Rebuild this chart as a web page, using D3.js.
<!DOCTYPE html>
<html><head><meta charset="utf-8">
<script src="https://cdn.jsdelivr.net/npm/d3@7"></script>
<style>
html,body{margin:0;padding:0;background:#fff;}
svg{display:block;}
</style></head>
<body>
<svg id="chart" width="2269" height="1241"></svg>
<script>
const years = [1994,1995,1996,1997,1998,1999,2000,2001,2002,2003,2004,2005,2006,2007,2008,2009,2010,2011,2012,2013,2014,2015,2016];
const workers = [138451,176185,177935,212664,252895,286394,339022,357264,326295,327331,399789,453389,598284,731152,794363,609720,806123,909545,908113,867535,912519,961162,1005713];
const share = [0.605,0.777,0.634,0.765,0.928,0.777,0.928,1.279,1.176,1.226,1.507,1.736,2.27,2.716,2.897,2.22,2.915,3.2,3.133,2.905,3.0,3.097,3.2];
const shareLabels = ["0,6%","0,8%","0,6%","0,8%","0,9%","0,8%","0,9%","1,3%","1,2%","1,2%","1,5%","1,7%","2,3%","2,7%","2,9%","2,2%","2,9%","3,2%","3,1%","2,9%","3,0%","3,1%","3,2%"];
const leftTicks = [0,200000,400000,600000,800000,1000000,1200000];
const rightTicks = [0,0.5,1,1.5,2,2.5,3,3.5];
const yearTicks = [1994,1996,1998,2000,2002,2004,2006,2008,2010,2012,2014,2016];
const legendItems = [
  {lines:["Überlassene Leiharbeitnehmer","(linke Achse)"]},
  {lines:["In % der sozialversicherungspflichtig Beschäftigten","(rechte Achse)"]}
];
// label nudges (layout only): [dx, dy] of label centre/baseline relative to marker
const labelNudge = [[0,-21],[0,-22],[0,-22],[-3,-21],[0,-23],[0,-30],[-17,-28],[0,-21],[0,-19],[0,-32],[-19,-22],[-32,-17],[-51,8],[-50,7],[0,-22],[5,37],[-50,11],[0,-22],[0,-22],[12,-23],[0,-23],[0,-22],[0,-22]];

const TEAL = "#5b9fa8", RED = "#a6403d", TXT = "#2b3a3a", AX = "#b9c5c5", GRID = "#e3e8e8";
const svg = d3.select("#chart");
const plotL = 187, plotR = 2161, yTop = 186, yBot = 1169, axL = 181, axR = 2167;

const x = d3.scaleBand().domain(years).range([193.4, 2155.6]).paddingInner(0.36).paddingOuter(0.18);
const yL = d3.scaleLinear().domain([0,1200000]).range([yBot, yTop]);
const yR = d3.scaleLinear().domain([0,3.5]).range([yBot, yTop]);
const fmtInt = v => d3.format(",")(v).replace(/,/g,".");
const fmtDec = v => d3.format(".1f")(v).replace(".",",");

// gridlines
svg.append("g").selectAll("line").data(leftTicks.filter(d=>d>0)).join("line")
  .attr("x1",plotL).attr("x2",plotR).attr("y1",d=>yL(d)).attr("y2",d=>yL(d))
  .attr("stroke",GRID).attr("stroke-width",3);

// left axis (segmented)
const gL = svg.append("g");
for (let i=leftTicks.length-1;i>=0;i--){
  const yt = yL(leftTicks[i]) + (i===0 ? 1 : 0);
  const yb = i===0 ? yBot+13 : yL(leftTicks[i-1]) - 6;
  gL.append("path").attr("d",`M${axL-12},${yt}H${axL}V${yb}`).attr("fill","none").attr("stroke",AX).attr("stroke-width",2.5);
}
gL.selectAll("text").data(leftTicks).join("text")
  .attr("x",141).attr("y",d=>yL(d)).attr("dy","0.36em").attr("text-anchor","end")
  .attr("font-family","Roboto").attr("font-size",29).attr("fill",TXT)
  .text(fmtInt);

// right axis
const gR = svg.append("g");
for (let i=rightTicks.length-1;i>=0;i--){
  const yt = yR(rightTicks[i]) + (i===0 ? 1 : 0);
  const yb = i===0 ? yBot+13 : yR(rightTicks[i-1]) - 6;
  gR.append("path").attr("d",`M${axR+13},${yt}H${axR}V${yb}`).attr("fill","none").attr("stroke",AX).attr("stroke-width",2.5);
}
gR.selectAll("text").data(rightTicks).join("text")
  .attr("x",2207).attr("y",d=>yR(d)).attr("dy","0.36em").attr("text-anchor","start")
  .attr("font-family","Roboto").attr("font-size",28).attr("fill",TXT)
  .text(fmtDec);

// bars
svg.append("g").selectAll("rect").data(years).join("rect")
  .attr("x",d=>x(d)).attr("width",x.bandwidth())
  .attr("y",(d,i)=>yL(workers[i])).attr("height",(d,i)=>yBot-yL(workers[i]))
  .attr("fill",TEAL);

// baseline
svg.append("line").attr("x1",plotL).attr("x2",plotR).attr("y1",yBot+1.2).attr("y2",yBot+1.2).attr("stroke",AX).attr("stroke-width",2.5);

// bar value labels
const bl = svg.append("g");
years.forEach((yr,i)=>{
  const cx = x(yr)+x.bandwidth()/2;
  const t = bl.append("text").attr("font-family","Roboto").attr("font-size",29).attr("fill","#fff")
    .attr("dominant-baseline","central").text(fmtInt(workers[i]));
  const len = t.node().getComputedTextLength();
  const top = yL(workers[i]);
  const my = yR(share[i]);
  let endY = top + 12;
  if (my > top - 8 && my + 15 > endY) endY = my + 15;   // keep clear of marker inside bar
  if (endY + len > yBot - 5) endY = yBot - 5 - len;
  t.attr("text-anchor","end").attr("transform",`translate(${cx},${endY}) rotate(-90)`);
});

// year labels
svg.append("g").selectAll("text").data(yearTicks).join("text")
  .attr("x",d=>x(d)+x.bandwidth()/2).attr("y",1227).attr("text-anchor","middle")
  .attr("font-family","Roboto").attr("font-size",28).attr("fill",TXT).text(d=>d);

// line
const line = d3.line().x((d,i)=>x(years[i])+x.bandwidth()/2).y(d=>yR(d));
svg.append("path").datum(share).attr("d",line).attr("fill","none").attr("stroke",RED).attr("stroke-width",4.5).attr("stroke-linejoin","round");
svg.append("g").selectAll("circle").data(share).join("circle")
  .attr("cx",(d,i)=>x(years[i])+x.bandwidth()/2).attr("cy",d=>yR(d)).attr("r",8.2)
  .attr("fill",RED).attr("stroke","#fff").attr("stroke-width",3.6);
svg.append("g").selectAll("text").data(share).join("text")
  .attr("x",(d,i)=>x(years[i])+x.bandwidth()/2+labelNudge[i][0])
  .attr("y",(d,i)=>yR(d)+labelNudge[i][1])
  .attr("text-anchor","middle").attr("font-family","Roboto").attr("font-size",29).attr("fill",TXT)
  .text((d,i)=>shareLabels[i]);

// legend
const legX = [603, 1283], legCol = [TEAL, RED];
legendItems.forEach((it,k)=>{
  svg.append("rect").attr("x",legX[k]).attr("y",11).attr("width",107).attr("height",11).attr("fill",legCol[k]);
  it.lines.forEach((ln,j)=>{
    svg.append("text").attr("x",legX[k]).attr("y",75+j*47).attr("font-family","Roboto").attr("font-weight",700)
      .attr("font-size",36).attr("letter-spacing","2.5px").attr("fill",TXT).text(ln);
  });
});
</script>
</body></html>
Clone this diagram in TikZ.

□ □ □

Your objective => In the entries above, identify every line with the word "this". Copy those lines.

Answer =>
Rebuild this chart as a web page, using D3.js.
Clone this diagram in TikZ.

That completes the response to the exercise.